Today, there's no way to be sure "the current best trauma care is going to reach you no matter where you are," warned Dr. Donald Berwick of the Institute for HealthCare Improvement, who chaired the NAS committee. "The meter is running on these preventable deaths."
The report found a patchwork of care, from disjointed systems of first responders to death rates that vary twofold between the nation's best and worst trauma centers.
Yet the biggest opportunity to save lives comes before anyone reaches a trauma center: About half of deaths occur at the scene of the injury or enroute to the hospital — and the military has proven that both bystanders and well-trained emergency medical services can make a big difference.
"The answer's always been to drive faster or fly faster. We're almost at the limit of that. Minutes really do count in these critically ill patients. But we can do things to stop bleeding, resuscitate better, while we're flying or driving faster," said panelist Dr. John Holcomb, a former Army colonel now at the University of Texas Health Science Center in Houston.
Trauma is the leading cause of death for Americans 45 and younger, killing nearly 148,000 people in 2014 alone and costing a staggering $670 billion in medical expenses and lost productivity.

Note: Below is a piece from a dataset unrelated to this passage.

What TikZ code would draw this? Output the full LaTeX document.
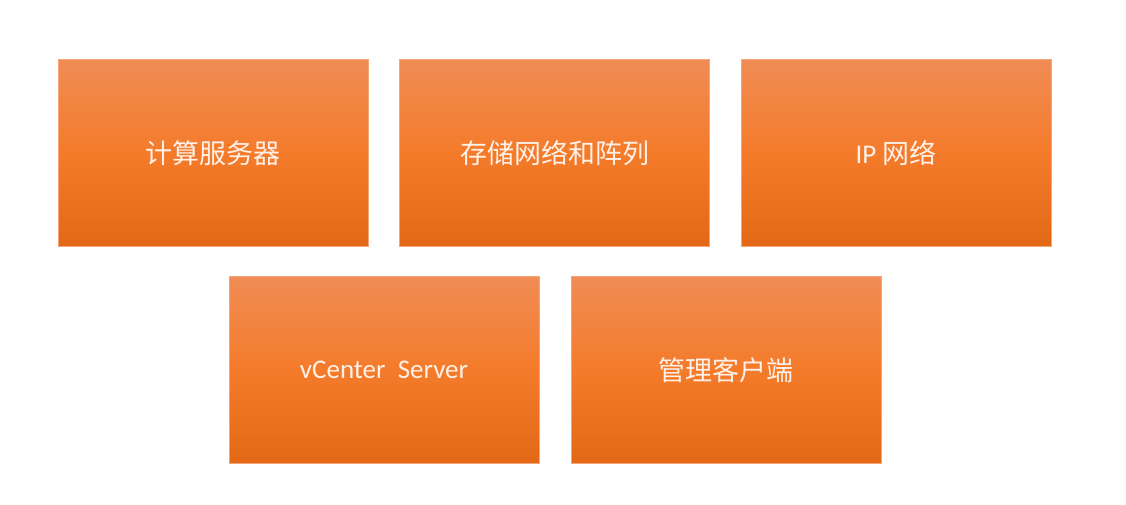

The report estimated that about 20 percent of deaths could be prevented based on improvements in trauma care the military made after the start of the wars in Iraq and Afghanistan.
But the military, too, can continue to make improvements — including a big need to ensure that those hard-won combat lessons aren't lost in peacetime. One way to do that is to allow military surgeons to do more work in civilian trauma centers, the report said.